America's Next 'Minister of Culture': Don't Politicize the Appointment

George Weigel
National Review

The announcement by James H. Billington that he will retire from his post as Librarian of Congress, effective January 1, marks the beginning of the end of an extraordinarily distinguished career of public service and sets a very high bar of expectation for his successor. For despite the carping from the peanut galleries in recent months, Jim Billington will certainly be remembered as one of the great custodians of one of the world’s great cultural treasures — and perhaps the greatest.

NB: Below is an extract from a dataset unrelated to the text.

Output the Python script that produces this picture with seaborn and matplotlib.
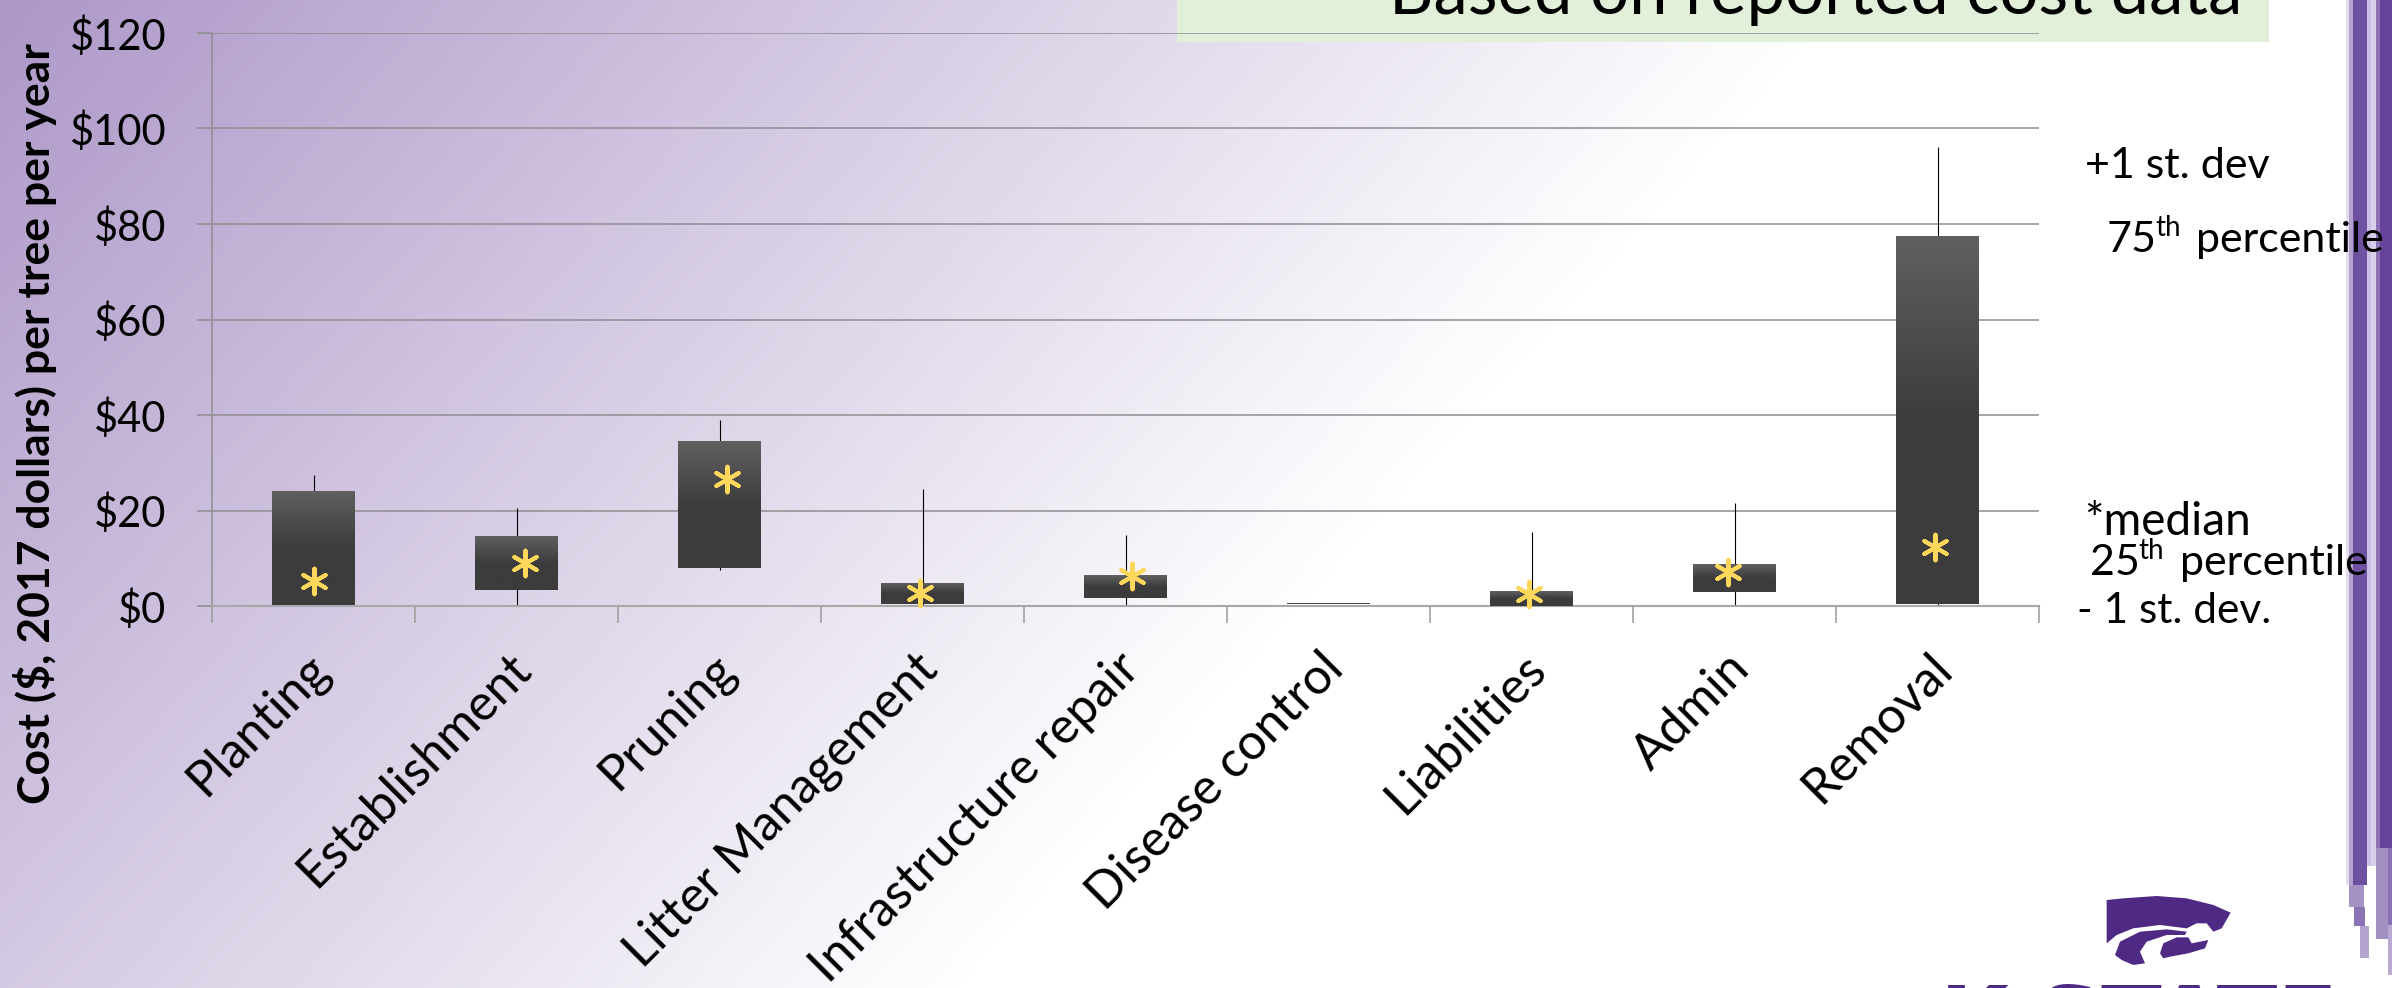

In almost three decades of service, Jim Billington grew the Library of Congress in unprecedented ways. He pushed it into the digital age by raising half a billion dollars in private funds. He co-founded the National Book Festival with Laura Bush, drawing millions of Americans every year into a celebration of reading. He presided over the renovation of the magnificent Jefferson Building. He founded the Kluge Center for scholars at the Library and established the Kluge Prize for lifetime achievement in the study of humanity — a worthy complement to the Nobel prizes and a needed alternative to the political correctness that now dominates the Nobel literature prize. He created the Gershwin Prize to honor lifetime achievement in popular songwriting and he built the Packard Center for Film Preservation to safeguard another facet of American popular culture. At the same time, he was the intellectual driving force behind a number of groundbreaking exhibits that, through the books created from them, continue to enrich the nation’s high-cultural life — and challenge many of the shibboleths of the contemporary academy, especially in matters of religion and modernity.